Un autre point noir est la faiblesse du financement de la recherche fondamentale. La France consacre 2,2 % de son PIB à sa R&D, contre 2,9 % au Royaume-Uni, 3,1 % en Allemagne et 3,4 % aux Etats-Unis, selon l'OCDE. Le manque de moyens pousse des chercheurs à partir à l'étranger pour poursuivre leurs recherches et, parfois, y créer leur start-up. « Un des sujets dont il faut s'emparer en France, c'est : comment on fait pour mieux financer la R&D ? », explique Antoine Petit.
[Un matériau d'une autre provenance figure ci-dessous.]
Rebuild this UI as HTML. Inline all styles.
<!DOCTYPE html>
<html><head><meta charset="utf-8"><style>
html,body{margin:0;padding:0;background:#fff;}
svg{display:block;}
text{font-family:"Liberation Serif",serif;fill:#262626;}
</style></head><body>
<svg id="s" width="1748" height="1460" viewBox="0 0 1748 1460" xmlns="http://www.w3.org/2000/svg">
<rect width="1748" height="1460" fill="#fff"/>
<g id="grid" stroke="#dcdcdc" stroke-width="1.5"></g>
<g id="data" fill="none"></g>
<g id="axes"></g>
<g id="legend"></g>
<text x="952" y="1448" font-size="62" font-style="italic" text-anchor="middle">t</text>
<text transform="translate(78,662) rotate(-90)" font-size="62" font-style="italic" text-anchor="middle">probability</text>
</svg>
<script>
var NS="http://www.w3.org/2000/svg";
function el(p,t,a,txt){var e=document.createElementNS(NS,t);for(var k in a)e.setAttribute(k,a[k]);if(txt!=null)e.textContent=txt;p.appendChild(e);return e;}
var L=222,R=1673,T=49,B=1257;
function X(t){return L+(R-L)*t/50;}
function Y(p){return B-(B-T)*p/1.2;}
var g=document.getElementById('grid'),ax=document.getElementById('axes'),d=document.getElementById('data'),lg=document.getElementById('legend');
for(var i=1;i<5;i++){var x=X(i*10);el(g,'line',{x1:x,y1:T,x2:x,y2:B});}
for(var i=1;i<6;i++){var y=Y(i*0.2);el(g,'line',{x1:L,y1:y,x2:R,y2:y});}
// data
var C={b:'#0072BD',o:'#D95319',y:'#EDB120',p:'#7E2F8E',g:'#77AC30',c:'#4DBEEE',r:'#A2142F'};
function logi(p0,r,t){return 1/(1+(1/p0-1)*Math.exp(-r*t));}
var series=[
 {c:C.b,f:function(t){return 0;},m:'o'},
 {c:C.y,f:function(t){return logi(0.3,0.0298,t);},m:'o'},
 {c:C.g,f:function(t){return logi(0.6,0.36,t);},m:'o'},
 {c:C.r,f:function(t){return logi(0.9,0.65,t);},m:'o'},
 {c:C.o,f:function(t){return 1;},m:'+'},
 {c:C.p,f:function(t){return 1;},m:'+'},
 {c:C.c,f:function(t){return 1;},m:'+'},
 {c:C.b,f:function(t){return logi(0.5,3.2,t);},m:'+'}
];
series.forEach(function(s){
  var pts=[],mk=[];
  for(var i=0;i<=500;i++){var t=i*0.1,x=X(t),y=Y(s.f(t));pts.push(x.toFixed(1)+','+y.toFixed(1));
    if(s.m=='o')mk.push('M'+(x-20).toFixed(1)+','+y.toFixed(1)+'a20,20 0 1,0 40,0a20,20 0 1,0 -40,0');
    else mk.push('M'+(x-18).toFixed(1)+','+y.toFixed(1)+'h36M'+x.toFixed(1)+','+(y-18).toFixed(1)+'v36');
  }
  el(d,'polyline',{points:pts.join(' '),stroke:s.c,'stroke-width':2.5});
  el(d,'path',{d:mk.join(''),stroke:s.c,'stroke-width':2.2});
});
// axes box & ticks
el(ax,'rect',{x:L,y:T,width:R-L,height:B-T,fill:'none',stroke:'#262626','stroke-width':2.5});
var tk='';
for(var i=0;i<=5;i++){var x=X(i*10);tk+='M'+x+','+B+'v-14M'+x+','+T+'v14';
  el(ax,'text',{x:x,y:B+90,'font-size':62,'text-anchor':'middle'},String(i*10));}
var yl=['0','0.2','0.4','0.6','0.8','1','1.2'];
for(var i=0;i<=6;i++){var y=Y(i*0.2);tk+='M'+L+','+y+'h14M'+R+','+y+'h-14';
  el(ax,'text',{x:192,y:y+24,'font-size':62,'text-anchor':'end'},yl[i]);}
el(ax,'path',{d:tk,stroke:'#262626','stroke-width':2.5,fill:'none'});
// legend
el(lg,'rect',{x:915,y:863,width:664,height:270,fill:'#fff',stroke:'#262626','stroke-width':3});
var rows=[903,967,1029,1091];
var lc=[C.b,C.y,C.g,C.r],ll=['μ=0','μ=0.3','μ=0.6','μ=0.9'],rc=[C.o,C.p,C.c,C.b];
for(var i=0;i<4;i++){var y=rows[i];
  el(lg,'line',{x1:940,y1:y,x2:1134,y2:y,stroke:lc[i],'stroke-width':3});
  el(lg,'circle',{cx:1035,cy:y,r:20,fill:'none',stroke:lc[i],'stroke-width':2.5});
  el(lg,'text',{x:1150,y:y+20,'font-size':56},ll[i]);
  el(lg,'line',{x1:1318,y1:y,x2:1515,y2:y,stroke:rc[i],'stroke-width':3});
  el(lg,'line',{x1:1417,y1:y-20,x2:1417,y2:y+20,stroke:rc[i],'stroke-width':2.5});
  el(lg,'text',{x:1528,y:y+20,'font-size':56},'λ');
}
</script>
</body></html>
Peut-être en commençant par accepter que les géants du capitalisme français puissent contribuer à ce financement ? En début d'année, LVMH (propriétaire du groupe Les-Echos-Le Parisien) a renoncé à installer un centre de recherche en bordure de l'école Polytechnique, un des gros pourvoyeurs de cerveaux dans la deeptech, en raison de contestations internes. Un an plus tôt, TotalEnergies avait aussi dû reculer.
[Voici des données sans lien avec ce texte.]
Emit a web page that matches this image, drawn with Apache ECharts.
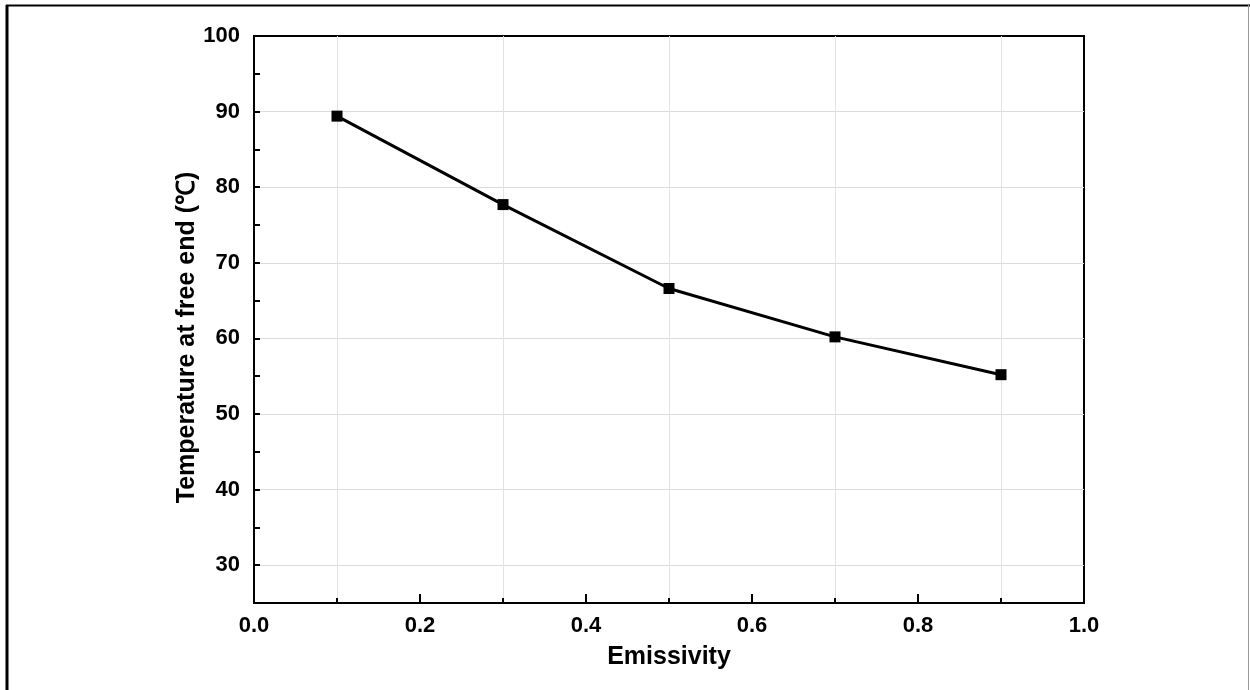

Les associations de start-up sont une vraie spécificité de la French Tech. Elles sont très puissantes dans des verticales comme la finance (France Fintech), l'agriculture (Ferme Digitale) ou la biotech (France Biotech). Elles travaillent souvent en bonne intelligence avec France Digitale, qui est généraliste et joue un rôle accru à Bruxelles, où l'avenir de certaines start-up se joue, comme dans l'intelligence artificielle. France Deeptech veut se consacrer, pour l'instant, au terrain français mais a déjà des idées derrière la tête. « On peut, dans le futur, répliquer ce modèle avec d'autres pays européens. En tout cas, c'est une ambition que nous avons », souligne Michel de Lempdes.